Description
“The collection is at its most piercing when it operates as a dreamlike scatterplot of childhood omens…Images jut out at the reader, hyper-saturated with the intensity of childhood memory…A stark, startlingly beautiful collection.”
–Kirkus Reviews
“The smoldering debut from Kennedy traces his coming of age as a gay man in the 1990s against the backdrop of the AIDS crisis, his tumultuous straight marriage, and the trauma of being raised by an alcoholic mother…These poems comprise searing portraits of the poet, his family, and others…This is an accomplished first effort.”
–Publishers Weekly
An unflinching portrait of survival, Worth Burning traces a boy’s journey from a turbulent Southern childhood—marked by parental abuse, death, and hidden queerness—through the AIDS crisis, a marriage of convenience, and finally, towards a rugged self-acceptance haunted by the past.
Worth Burning crackles with the heat of a burn barrel.

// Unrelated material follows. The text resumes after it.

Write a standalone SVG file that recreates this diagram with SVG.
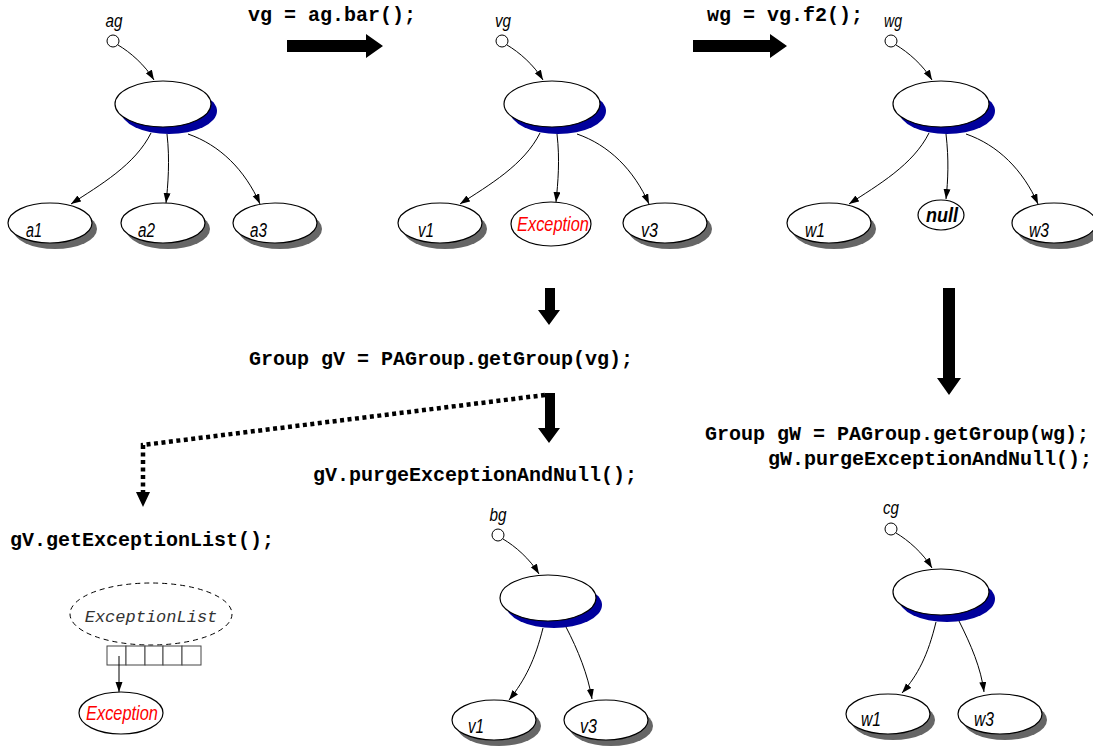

With a novelist’s attention to character and narrative trajectory, Mickie Kennedy glides through four decades beginning with the random hit-and-run that kills the young speaker’s father. The mother’s mourning curdles, grief becomes addiction, and addiction becomes abuse—emotional, physical, and sexual—as mother and son persist, locked in a monstrously confused togetherness further complicated by the speaker’s hidden gayness, in a small Southern town.
Through searing confession and stark image-making, Kennedy excavates the contours of a life that persistently bends, against all odds, toward a ramshackle wholeness. Suffused with efficient, image-rich narrative poems, Kennedy’s debut is at once sweeping and intimate, like a love note passed in secret.